= Dublin Molecular Medicine Centre =

Irish charity

Dublin Molecular Medicine Centre (DMMC) was a charity set up in 2002, to create critical mass in molecular medicine research in Dublin, Ireland. Funding was provided by the Higher Education Authority.

==Resources==
The academic resources supporting the teaching hospitals include:
- UCD Conway Institute of Biomolecular & Biomedical Research which is organised into 3 interactive multi-disciplinary centres : synthesis and chemical biology; integrative biology and molecular medicine.
- RCSI Research Institute whose portfolio included cellular neuroscience, molecular research, advanced drug delivery, proteomics and pharmacy.
- TCD Institute of Molecular Medicine focuses on cancer (prostate, haematological, esophageal, cervical, thoracic), infection and immunity (tuberculosis); genomic research into inflammatory disease, molecular histopathology, cell signalling, neuropsychiatric genetics and nutrigenomics.

==New Clinical Research Centre==
DMMC secured funding from the Wellcome Trust for a major clinical research centre to be led by Professor Dermot P. Kelleher for Dublin comprising two elements:
- A new research centre at St.

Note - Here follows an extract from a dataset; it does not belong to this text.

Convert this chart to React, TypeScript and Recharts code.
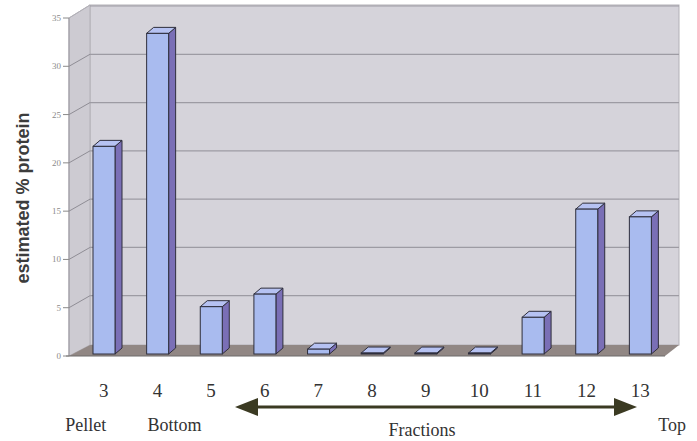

James's Hospital, Dublin.
- A network of new clinical research facilities linking the proposed new centre to existing centres at Beaumont Hospital, Dublin, St. Vincent’s University Hospital Dublin and Mater Misericordiae University Hospital

==Successor==
Dublin Molecular Medicine Centre evolved to become Molecular Medicine Ireland which was established in 2008.